Não havia, porém, em casa, folga financeira para livros que não os escolares (obrigatórios) e os que lhe ofereciam “não pertenciam, nem de longe, àquela categoria apetecida”. Resultado: “Sentia, em mim, uma terrível e insatisfeita fome de leitura”. Isto numa casa sem telefone nem telefonia e muito menos televisão ou computadores, que ainda nem existiam para uso doméstico (estávamos nos anos 1940). Até que, um dia, ele descobriu um baú abandonado na garagem da casa, “entre uma imensa tralha de coisas mais ou menos sem préstimo”. E dentro dele, além de “montanhas de selos”, encontrou “dezenas e dezenas de números” de uma revista brasileira intitulada precisamente Vamos Ler! Eram exemplares volumosos, com reportagens, contos, verbetes sobre escritores do passado e do presente da época, novelas policiais e até peças de teatro. E assim se iniciou nas ansiadas leituras. “Lendo, inclusivamente, coisas, em princípio, muito acima da minha idade”. Chegando assim a Roger Martin du Gard, a Machado de Assis, abrindo outras portas: “O meu apetite andava de olho em tudo quanto era livro que me tivesse suscitado curiosidade”. Como que a navegar por hipertexto, mas sem qualquer ecrã. E lá foi chegando, aos poucos, a múltiplos autores, aos clássicos, Júlio Dinis, Herculano, Garrett, Camilo, numa lista cada vez mais rica. “Já então, eu não lia, eu vivia dentro dos livros”.
Só a experiência de Eugénio Lisboa na iniciação literária, com muitas mais peripécias do que aquelas que aqui se sintetizam, valerá a leitura do livro. Curiosamente, tal descrição traz-nos à memória uma outra, de um outro autor, Artur Anselmo, que já presidiu à Academia das Ciências de Lisboa, num livro intitulado Ler é Maçada, Estudar é Nada (Guimarães Editores, 2008). Citando o título um célebre poema de Fernando Pessoa (Liberdade, também glosado no título desta crónica), o livro procura convencer-nos do contrário: “Que ler não é maçada nenhuma, antes um prazer divino, e estudar uma actividade reconfortante para o espírito e para o corpo.” No interior, há um texto onde Artur Anselmo nos conta também a sua iniciação à leitura, que haveria de fazer dele um bibliófilo e um estudioso do livro (História do Livro e Filologia é mais uma das suas obras, datada de 2015).
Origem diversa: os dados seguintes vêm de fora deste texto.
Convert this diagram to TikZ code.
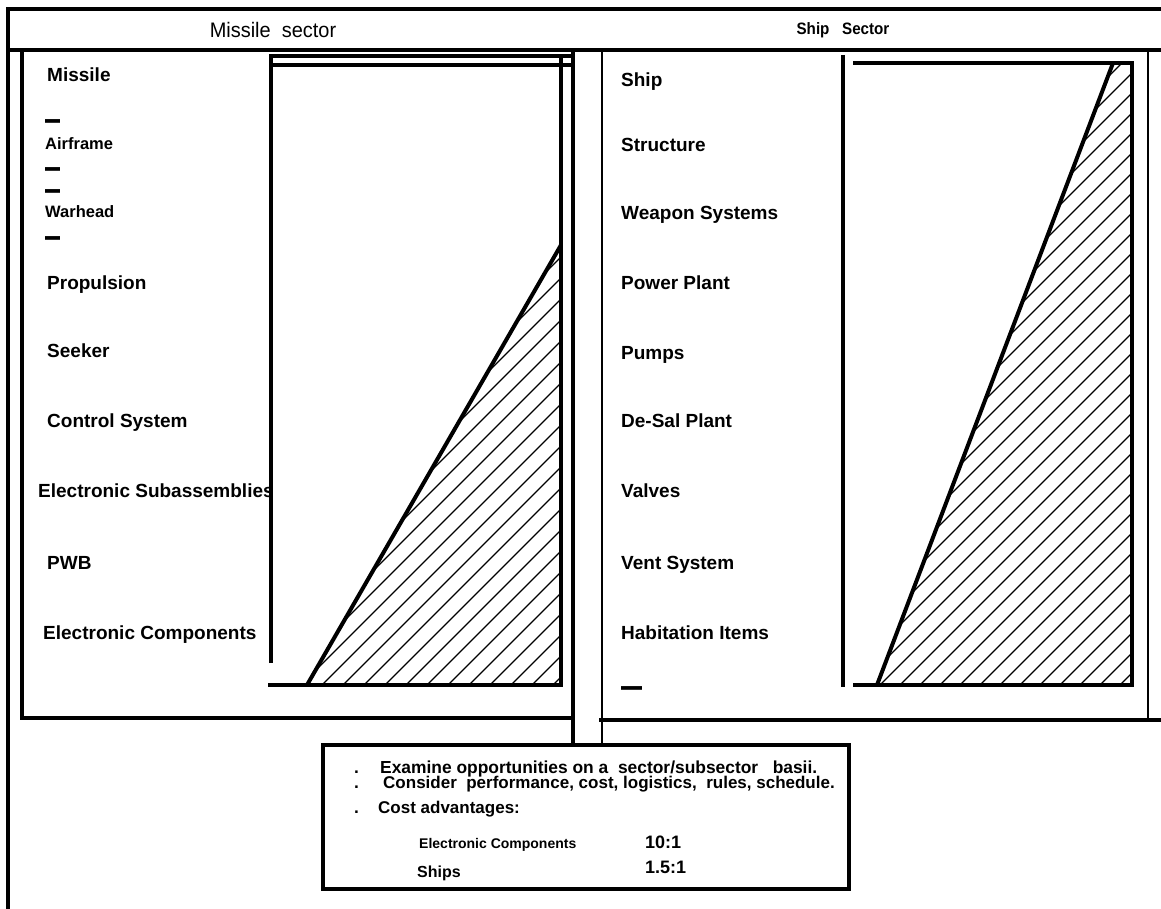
\documentclass[tikz,border=0pt]{standalone}
\usepackage{fontspec}
\setmainfont{Liberation Sans}
\tikzset{
  lbl/.style={anchor=base west, inner sep=0pt, font=\fontsize{19}{22}\selectfont\bfseries},
  sublbl/.style={anchor=base west, inner sep=0pt, text height=12pt, text depth=0pt, font=\fontsize{16.5}{18}\selectfont\bfseries},
  dashmark/.style={anchor=base west, inner sep=0pt, text height=4pt, text depth=0pt, font=\fontsize{15}{15}\selectfont\bfseries},
  notetxt/.style={anchor=base west, inner sep=0pt, text height=11pt, text depth=0pt, font=\fontsize{17.4}{19}\selectfont\bfseries},
  frame/.style={line width=4pt},
  thinframe/.style={line width=2.5pt},
  hatch/.style={line width=1.3pt}
}
\newcommand{\thickdash}[1][1]{\scalebox{#1}[2.5]{---}}
\begin{document}
\begin{tikzpicture}[x=1pt, y=-1pt]
  \useasboundingbox (0,0) rectangle (1161,909);
  % outer frame and header
  \draw[frame] (1161,9) -- (8,9) -- (8,909);
  \draw[frame] (8,50) -- (1161,50);
  \node (msec) at (273,30) {\fontsize{21}{23}\selectfont\scalebox{0.95}[1]{Missile\ \ sector}};
  \node (ssec) at (843,30) {\fontsize{16.5}{18}\selectfont\bfseries\scalebox{0.92}[1]{Ship\ \ \ Sector}};
  % missile panel
  \draw[frame] (22,50) -- (22,718);
  \draw[frame] (20,718) -- (573,718);
  \draw[frame] (573,50) -- (573,745);
  \draw[frame] (271,663) -- (271,56) -- (573,56);
  \draw[frame] (271,65) -- (573,65);
  \draw[frame] (561,56) -- (561,685) -- (268,685);
  \begin{scope}
    \clip (307,685) -- (561,245) -- (561,685) -- cycle;
    \foreach \x in {-140,-119,...,561}
      \draw[hatch] (\x,685) -- ++(450,-450);
  \end{scope}
  \draw[frame] (307,685) -- (561,245);
  \node[lbl] (missile) at (47,82) {Missile};
  \node[dashmark] (d1) at (45,132) {\thickdash};
  \node[sublbl] (airframe) at (45,150) {Airframe};
  \node[dashmark] (d2) at (45,180) {\thickdash};
  \node[dashmark] (d3) at (45,202) {\thickdash};
  \node[sublbl] (warhead) at (45,218) {Warhead};
  \node[dashmark] (d4) at (45,249) {\thickdash};
  \node[lbl] (prop) at (47,289) {Propulsion};
  \node[lbl] (seeker) at (47,357) {Seeker};
  \node[lbl] (ctrl) at (47,427) {Control System};
  \node[lbl] (esub) at (38,497) {Electronic Subassemblies};
  \node[lbl] (pwb) at (47,569) {PWB};
  \node[lbl] (ecomp) at (43,639) {Electronic Components};
  % ship panel
  \draw[thinframe] (602,50) -- (602,745);
  \draw[frame] (599,720) -- (1161,720);
  \draw[thinframe] (1148,50) -- (1148,722);
  \draw[frame] (843,55) -- (843,687);
  \draw[frame] (853,63) -- (1132,63) -- (1132,685) -- (853,685);
  \begin{scope}
    \clip (877,685) -- (1113,63) -- (1132,63) -- (1132,685) -- cycle;
    \foreach \x in {400,420,...,1140}
      \draw[hatch] (\x,685) -- ++(640,-640);
  \end{scope}
  \draw[frame] (877,685) -- (1113,63);
  \node[lbl] (ship) at (621,87) {Ship};
  \node[lbl] (struct) at (621,152) {Structure};
  \node[lbl] (weap) at (621,220) {Weapon Systems};
  \node[lbl] (power) at (621,289) {Power Plant};
  \node[lbl] (pumps) at (621,359) {Pumps};
  \node[lbl] (desal) at (621,427) {De-Sal Plant};
  \node[lbl] (valves) at (621,497) {Valves};
  \node[lbl] (vent) at (621,569) {Vent System};
  \node[lbl] (habit) at (621,639) {Habitation Items};
  \node[dashmark] (d5) at (621,698) {\thickdash[1.4]};
  % note box
  \draw[frame] (323,745) rectangle (849,889);
  \node[notetxt] (b1) at (354,773) {.};
  \node[notetxt] (n1) at (380,773) {Examine opportunities on a\ \ sector/subsector\ \ \ basii.};
  \node[notetxt] (b2) at (354,788) {.};
  \node[notetxt, font=\fontsize{17}{19}\selectfont\bfseries] (n2) at (383,788) {Consider\ \ performance, cost, logistics,\ \ rules, schedule.};
  \node[notetxt] (b3) at (354,813) {.};
  \node[notetxt, font=\fontsize{17}{19}\selectfont\bfseries] (n3) at (378,813) {Cost advantages:};
  \node[notetxt, font=\fontsize{14}{16}\selectfont\bfseries] (ec) at (419,848) {Electronic Components};
  \node[notetxt, font=\fontsize{18}{20}\selectfont\bfseries] (r1) at (645,848) {10:1};
  \node[notetxt, font=\fontsize{16}{18}\selectfont\bfseries] (sh) at (417,877) {Ships};
  \node[notetxt, font=\fontsize{18}{20}\selectfont\bfseries] (r2) at (645,873) {1.5:1};
\end{tikzpicture}
\end{document}
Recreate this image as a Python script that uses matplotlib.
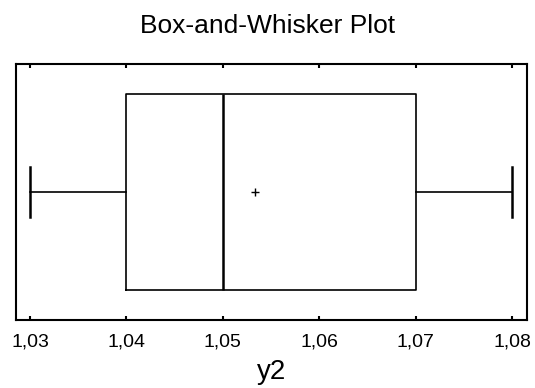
import matplotlib
matplotlib.use('Agg')
import matplotlib.pyplot as plt

plt.rcParams['font.family'] = ['Liberation Sans', 'DejaVu Sans']

# summary statistics of y2
q1 = 1.04
median = 1.05
q3 = 1.07
whisker_lo = 1.03
whisker_hi = 1.08
mean = 1.0533

ticks = [1.03, 1.04, 1.05, 1.06, 1.07, 1.08]
tick_labels = ['1,03', '1,04', '1,05', '1,06', '1,07', '1,08']

stats = [{
    'med': median, 'q1': q1, 'q3': q3,
    'whislo': whisker_lo, 'whishi': whisker_hi,
    'mean': mean, 'fliers': [],
}]

fig = plt.figure(figsize=(5.35, 3.88), dpi=100)
ax = fig.add_axes([16/535, 1 - 320/388, 511/535, 256/388])

ax.bxp(stats, positions=[0.5], widths=0.766, vert=False, showmeans=True,
       manage_ticks=False, capwidths=0.193,
       boxprops=dict(color='black', linewidth=1.2),
       whiskerprops=dict(color='black', linewidth=1.2),
       capprops=dict(color='black', linewidth=1.8),
       medianprops=dict(color='black', linewidth=1.8),
       meanprops=dict(marker='+', markeredgecolor='black', markersize=6,
                      markeredgewidth=1.0))

ax.set_ylim(0, 1)
ax.set_xlim(1.02855, 1.08156)
ax.set_yticks([])
ax.set_xticks(ticks)
ax.set_xticklabels(tick_labels, fontsize=14)
ax.tick_params(axis='x', direction='in', top=True, length=3, width=1.5, pad=10)
for s in ax.spines.values():
    s.set_linewidth(1.5)

ax.set_xlabel('y2', fontsize=20, labelpad=6)
fig.text(0.5, 1 - 33/388, 'Box-and-Whisker Plot', ha='center', va='baseline', fontsize=19)

fig.savefig('out.png', dpi=100)
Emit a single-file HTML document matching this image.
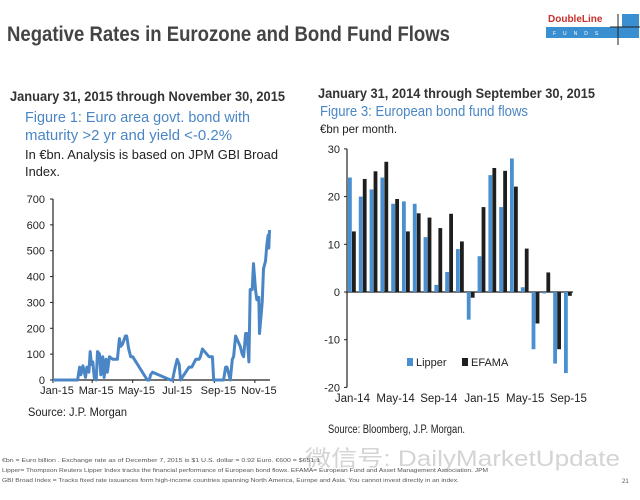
<!DOCTYPE html>
<html><head><meta charset="utf-8"><style>
body{margin:0;background:#fff;width:640px;height:495px;overflow:hidden;font-family:"Liberation Sans",sans-serif}
</style></head><body>
<svg width="640" height="495" viewBox="0 0 640 495" xmlns="http://www.w3.org/2000/svg" font-family="Liberation Sans, sans-serif">
<text x="7" y="41" font-size="21" font-weight="bold" fill="#444" textLength="443" lengthAdjust="spacingAndGlyphs">Negative Rates in Eurozone and Bond Fund Flows</text>
<g>
<text x="548" y="22" font-size="10" font-weight="bold" fill="#c9302c">DoubleLine</text>
<rect x="546" y="27" width="76" height="11" fill="#3a8fd0"/>
<text x="553" y="35" font-size="5" fill="#fff" letter-spacing="7">FUNDS</text>
<rect x="622" y="14" width="17" height="24" fill="#3a8fd0"/>
<line x1="618" y1="14" x2="618" y2="45" stroke="#222" stroke-width="1"/>
<line x1="610" y1="27" x2="640" y2="27" stroke="#222" stroke-width="1"/>
</g>
<text x="10" y="101" font-size="13.5" font-weight="bold" fill="#333" textLength="275" lengthAdjust="spacingAndGlyphs">January 31, 2015 through November 30, 2015</text>
<text x="25" y="122" font-size="15" fill="#4a86c5" textLength="225" lengthAdjust="spacingAndGlyphs">Figure 1: Euro area govt. bond with</text>
<text x="25" y="140" font-size="15" fill="#4a86c5" textLength="207" lengthAdjust="spacingAndGlyphs">maturity &gt;2 yr and yield &lt;-0.2%</text>
<text x="25" y="159" font-size="12.5" fill="#222" textLength="253" lengthAdjust="spacingAndGlyphs">In €bn. Analysis is based on JPM GBI Broad</text>
<text x="25" y="176" font-size="12.5" fill="#222" textLength="35" lengthAdjust="spacingAndGlyphs">Index.</text>
<text x="318" y="98" font-size="13.5" font-weight="bold" fill="#333" textLength="277" lengthAdjust="spacingAndGlyphs">January 31, 2014 through September 30, 2015</text>
<text x="320" y="116" font-size="14.5" fill="#4a86c5" textLength="208" lengthAdjust="spacingAndGlyphs">Figure 3: European bond fund flows</text>
<text x="320" y="133" font-size="12" fill="#222" textLength="77" lengthAdjust="spacingAndGlyphs">€bn per month.</text>
<g id="left"></g>
<g id="right"></g>
<text x="28" y="416" font-size="11.5" fill="#222" textLength="99" lengthAdjust="spacingAndGlyphs">Source:  J.P. Morgan</text>
<text x="328" y="433" font-size="11.5" fill="#222" textLength="137" lengthAdjust="spacingAndGlyphs">Source:  Bloomberg, J.P. Morgan.</text>
<text x="305" y="466" font-size="22" fill="#d4d4d4" textLength="315" lengthAdjust="spacingAndGlyphs">微信号: DailyMarketUpdate</text>
<g font-size="5.5" fill="#555">
<text x="2" y="462" textLength="318" lengthAdjust="spacingAndGlyphs">€bn = Euro billion . Exchange rate as of December 7, 2015 is $1 U.S. dollar = 0.92 Euro. €600 = $651.1</text>
<text x="2" y="472" textLength="486" lengthAdjust="spacingAndGlyphs">Lipper= Thompson Reuters Lipper Index tracks the financial performance of European bond flows. EFAMA= European Fund and Asset Management Association. JPM</text>
<text x="2" y="482" textLength="457" lengthAdjust="spacingAndGlyphs">GBI Broad Index = Tracks fixed rate issuances form high-income countries spanning North America, Europe and Asia. You cannot invest directly in an index.</text>
</g>
<text x="622" y="483" font-size="6" fill="#555">21</text>
</svg>
<script>
// Left chart data: day of year (2015) and €bn
const leftDays=[0,37,40,42,45,49,51,54,56,58,60,62,65,67,70,72,75,77,80,82,85,90,97,100,102,105,109,111,114,117,120,142,145,147,150,177,180,184,187,190,192,205,209,215,220,222,225,235,240,242,257,260,262,267,270,272,275,282,285,287,290,292,295,297,300,302,305,307,310,311,315,317,320,322,324,325,326];
const leftVals=[0,0,50,20,55,10,50,30,110,60,70,10,0,110,100,20,90,10,80,30,90,80,80,160,130,140,170,170,120,90,90,0,0,20,30,0,0,50,80,60,0,50,50,80,80,90,120,90,90,0,0,50,50,0,80,90,170,130,100,90,180,180,70,350,350,450,350,310,320,180,300,430,460,520,560,510,580];
const leftYTicks=[0,100,200,300,400,500,600,700];
const leftXLabels=["Jan-15","Mar-15","May-15","Jul-15","Sep-15","Nov-15"];
const leftXLabelDays=[0,59,120,181,243,304];
// Right chart data
const rightMonths=["Jan-14","Feb-14","Mar-14","Apr-14","May-14","Jun-14","Jul-14","Aug-14","Sep-14","Oct-14","Nov-14","Dec-14","Jan-15","Feb-15","Mar-15","Apr-15","May-15","Jun-15","Jul-15","Aug-15","Sep-15"];
const lipper=[24,20,21.5,24,18.5,19,18.5,11.5,1.5,4.2,9,-5.8,7.5,24.5,17.8,28,1,-12,-0.3,-15,-17];
const efama=[12.7,23.7,25.3,27.3,19.5,12.7,16.5,15.6,13.4,16.4,10.6,-1.2,17.8,26,25.4,22.1,9.1,-6.6,4.1,-12,-0.8];
const rightYTicks=[-20,-10,0,10,20,30];
const rightXLabels=["Jan-14","May-14","Sep-14","Jan-15","May-15","Sep-15"];
const rightXLabelIdx=[0,4,8,12,16,20];

const NS="http://www.w3.org/2000/svg";
function mk(tag,attrs,parent){const e=document.createElementNS(NS,tag);for(const k in attrs)e.setAttribute(k,attrs[k]);parent.appendChild(e);return e;}

// LEFT
const L=document.getElementById('left');
const lx=d=>53+d*0.664, ly=v=>380-v*(181/700);
let ax=mk('line',{x1:53,y1:199,x2:53,y2:380,stroke:'#222','stroke-width':1.2},L);


ax=mk('line',{x1:53,y1:380,x2:270,y2:380,stroke:'#222','stroke-width':1.2},L);


leftYTicks.forEach(t=>{
  mk('line',{x1:50,y1:ly(t),x2:53,y2:ly(t),stroke:'#222'},L);
  const tx=mk('text',{x:45,y:ly(t)+4,'font-size':11,'text-anchor':'end',fill:'#222'},L);
  tx.textContent=t;
  
  
});
leftXLabels.forEach((s,i)=>{
  const x=lx(leftXLabelDays[i]);
  mk('line',{x1:x,y1:380,x2:x,y2:383,stroke:'#222'},L);
  const tx=mk('text',{x:x+4,y:394,'font-size':11,'text-anchor':'middle',fill:'#222'},L);
  tx.textContent=s;
  
  
});
let pts=leftDays.map((d,i)=>lx(d).toFixed(1)+','+ly(leftVals[i]).toFixed(1)).join(' ');
const pl=mk('polyline',{points:pts,fill:'none',stroke:'#4a86c5','stroke-width':3,'stroke-linejoin':'round'},L);



// RIGHT
const R=document.getElementById('right');
const gw=10.8, rx=i=>347+i*gw, ry=v=>292-v*4.77;
ax=mk('line',{x1:347,y1:ry(30),x2:347,y2:ry(-20),stroke:'#222','stroke-width':1.2},R);


ax=mk('line',{x1:347,y1:ry(0),x2:573,y2:ry(0),stroke:'#222','stroke-width':1.2},R);


rightYTicks.forEach(t=>{
  mk('line',{x1:344,y1:ry(t),x2:347,y2:ry(t),stroke:'#222'},R);
  const tx=mk('text',{x:340,y:ry(t)+4,'font-size':11,'text-anchor':'end',fill:'#222'},R);
  tx.textContent=t;
  
  
});
rightMonths.forEach((m,i)=>{
  const x0=rx(i);
  const a=lipper[i], b=efama[i];
  const r1=mk('rect',{x:x0+1,y:Math.min(ry(a),ry(0)),width:3.8,height:Math.abs(ry(a)-ry(0)),fill:'#4a90d0'},R);
  
  
  const r2=mk('rect',{x:x0+5,y:Math.min(ry(b),ry(0)),width:3.8,height:Math.abs(ry(b)-ry(0)),fill:'#1e1e1e'},R);
  
  
});
rightXLabels.forEach((s,i)=>{
  const x=rx(rightXLabelIdx[i])+gw/2;
  const tx=mk('text',{x:x,y:402,'font-size':11.5,'text-anchor':'middle',fill:'#222'},R);
  tx.textContent=s;
  
  
});
let lg=mk('rect',{x:407,y:358,width:6,height:8,fill:'#4a90d0'},R);


let lt=mk('text',{x:416,y:366,'font-size':11,fill:'#222'},R);lt.textContent='Lipper';


lg=mk('rect',{x:462,y:358,width:6,height:8,fill:'#1e1e1e'},R);


lt=mk('text',{x:471,y:366,'font-size':11,fill:'#222'},R);lt.textContent='EFAMA';


</script>
</body></html>
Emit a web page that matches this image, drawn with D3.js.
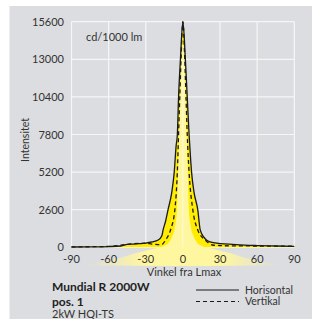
<!DOCTYPE html>
<html><head><meta charset="utf-8">
<script src="https://cdn.jsdelivr.net/npm/d3@7"></script>
<style>body{margin:0;background:#fff}svg{display:block}</style>
</head><body>
<script>
const yTicks = [0, 2600, 5200, 7800, 10400, 13000, 15600];
const xTicks = [-90, -60, -30, 0, 30, 60, 90];
// Horisontal (solid)
const horAngles = [-90,-75,-60,-50,-45,-40,-35,-30,-25,-20,-17,-16,-14,-12,-9,-7,-5.5,-4.5,-3.5,-2,0,2,3.5,5,6,7,9,12,14,17,19,22,26,30,40,50,60,75,90];
const horValues = [20,30,50,90,200,220,250,290,370,500,800,1200,1800,2600,3800,5200,7000,7800,10400,13000,15600,13000,10400,7800,6400,5200,3800,2600,1200,700,500,380,300,260,200,150,120,90,70];
// Vertikal (dashed)
const verAngles = [-90,-75,-60,-50,-40,-30,-25,-20,-17,-14,-10,-6.5,-4.5,-3.5,-2.5,-1.5,0,1.5,2.5,3.5,5,8,12,18,24,30,40,60,75,90];
const verValues = [30,40,60,150,250,280,220,190,200,500,1200,2600,5200,7800,10400,13000,15600,13000,10400,7800,5200,2600,1200,500,160,120,100,90,80,70];
// pale light shape (upper edge, then lower edge)
const paleTopAngles = [-78,-65,-50,-40,-30,-22,-18,-15,-12,-10,-7,-5,-4.5,-3.5,-2.5,-1.5,0,1.5,2.5,3.5,4.5,5,7,10,12,15,18,22,30,40,50,65,78];
const paleTopValues = [-1200,-1000,-720,-450,-230,-60,0,100,250,500,1100,2200,3300,6700,10000,13000,14500,13000,10000,6700,3300,2200,1100,500,250,100,0,-60,-230,-450,-720,-1000,-1200];
const paleBottomAngles = [78,40,0,-40,-78];
const paleBottomValues = [-1250,-1280,-1300,-1280,-1250];

const W = 312, H = 319;
const svg = d3.select("body").append("svg").attr("width", W).attr("height", H);
const font = "Lato, 'Open Sans', sans-serif";
const tc = "#333";

svg.append("rect").attr("x", 9.5).attr("y", 6).attr("width", W - 9.5).attr("height", H - 6).attr("fill", "#dcdde0");

const x = d3.scaleLinear().domain([-90, 90]).range([71.5, 294.3]);
const y = d3.scaleLinear().domain([0, 15600]).range([247.3, 21.7]);

const defs = svg.append("defs");
const grad = defs.append("linearGradient").attr("id", "paleg").attr("x1", "0").attr("x2", "1").attr("y1", "0").attr("y2", "0");
grad.append("stop").attr("offset", "0").attr("stop-color", "#fff6a0").attr("stop-opacity", 0);
grad.append("stop").attr("offset", "0.3").attr("stop-color", "#fff6a0").attr("stop-opacity", 1);
grad.append("stop").attr("offset", "0.7").attr("stop-color", "#fff6a0").attr("stop-opacity", 1);
grad.append("stop").attr("offset", "1").attr("stop-color", "#fff6a0").attr("stop-opacity", 0);

// grid
const g = svg.append("g");
g.selectAll(".gx").data(xTicks).enter().append("line")
  .attr("x1", d => x(d)).attr("x2", d => x(d)).attr("y1", y(15600)).attr("y2", y(0))
  .attr("stroke", "#f6f6f6").attr("stroke-width", 1.2);
g.selectAll(".gy").data(yTicks).enter().append("line")
  .attr("x1", x(-90)).attr("x2", x(90)).attr("y1", d => y(d)).attr("y2", d => y(d))
  .attr("stroke", "#f6f6f6").attr("stroke-width", 1.2);

const hor = horAngles.map((a, i) => [a, horValues[i]]);
const ver = verAngles.map((a, i) => [a, verValues[i]]);
const curve = d3.curveMonotoneX;

// bright yellow under solid curve
svg.append("path").datum(hor)
  .attr("d", d3.area().x(d => x(d[0])).y0(y(0)).y1(d => y(d[1])).curve(curve))
  .attr("fill", "#ffec00");

// pale shape
const pale = paleTopAngles.map((a, i) => [a, paleTopValues[i]])
  .concat(paleBottomAngles.map((a, i) => [a, paleBottomValues[i]]));
svg.append("path").datum(pale)
  .attr("d", d3.line().x(d => x(d[0])).y(d => y(d[1])).curve(d3.curveLinearClosed))
  .attr("fill", "url(#paleg)");

// center gridline showing through pale
svg.append("line").attr("x1", x(0)).attr("x2", x(0)).attr("y1", y(13000)).attr("y2", y(0))
  .attr("stroke", "#ffffff").attr("stroke-width", 1).attr("opacity", 0.6);

const line = d3.line().x(d => x(d[0])).y(d => y(d[1])).curve(curve);
svg.append("path").datum(hor).attr("d", line).attr("fill", "none").attr("stroke", "#1a1a1a").attr("stroke-width", 1.3);
svg.append("path").datum(ver).attr("d", line).attr("fill", "none").attr("stroke", "#1a1a1a").attr("stroke-width", 1.3).attr("stroke-dasharray", "4,3");

// tick labels
svg.selectAll(".yl").data(yTicks).enter().append("text")
  .attr("x", 64).attr("y", d => y(d) + 4).attr("text-anchor", "end")
  .attr("font-family", font).attr("font-size", 11).attr("fill", tc).text(d => d);
svg.selectAll(".xl").data(xTicks).enter().append("text")
  .attr("x", d => x(d)).attr("y", 263).attr("text-anchor", "middle")
  .attr("font-family", font).attr("font-size", 11).attr("fill", tc).text(d => d);

svg.append("text").attr("x", 184).attr("y", 276).attr("text-anchor", "middle")
  .attr("font-family", font).attr("font-size", 11).attr("fill", tc).text("Vinkel fra Lmax");
svg.append("text").attr("transform", "translate(29,140) rotate(-90)").attr("text-anchor", "middle")
  .attr("font-family", font).attr("font-size", 10.5).attr("fill", tc).text("Intensitet");
svg.append("text").attr("x", 86).attr("y", 41)
  .attr("font-family", font).attr("font-size", 11).attr("fill", tc).text("cd/1000 lm");

svg.append("text").attr("x", 52).attr("y", 291).attr("font-family", font).attr("font-weight", "bold")
  .attr("font-size", 12).attr("fill", "#222").text("Mundial R 2000W");
svg.append("text").attr("x", 52).attr("y", 305.5).attr("font-family", font).attr("font-weight", "bold")
  .attr("font-size", 12).attr("fill", "#222").text("pos. 1");
svg.append("text").attr("x", 52).attr("y", 318).attr("font-family", font)
  .attr("font-size", 11).attr("fill", tc).text("2kW HQI-TS");

// legend
const legend = [["Horisontal", null], ["Vertikal", "4,3"]];
legend.forEach((l, i) => {
  const ly = 290 + i * 11.5;
  svg.append("line").attr("x1", 196).attr("x2", 239).attr("y1", ly).attr("y2", ly)
    .attr("stroke", "#1a1a1a").attr("stroke-width", 1.1).attr("stroke-dasharray", l[1]);
  svg.append("text").attr("x", 245).attr("y", ly + 3.5).attr("font-family", font)
    .attr("font-size", 10.5).attr("fill", tc).text(l[0]);
});
</script>
</body></html>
O cenário era outro: um liceu do Porto, nos anos 1950. Sem poder comprar novidades literárias, nas livrarias que à tarde frequentava, “esvaziava o modesto porta-moedas nos alfarrabistas” (“o que significava deixar de lanchar e voltar a pé à casa de meu tio, à Ramada Alta, onde me hospedava”). E assim ia comprando livros. Também em papelarias e mercearias, onde um dia, “na prateleira mais alta da loja”, teve “a surpresa” de encontrar “alguns livros de autores contemporâneos”: “Entre os quais José Régio, de quem viria a ser leitor fiel”. O mesmo Régio de cuja obra Eugénio Lisboa é hoje o maior especialista.
O que nos conduz a um livro? A curiosidade. Já o amor à leitura, a transformar-se depois em paixão, é obra dos tempos. Perdem, e muito, os que o não ganham. Vamos às livrarias?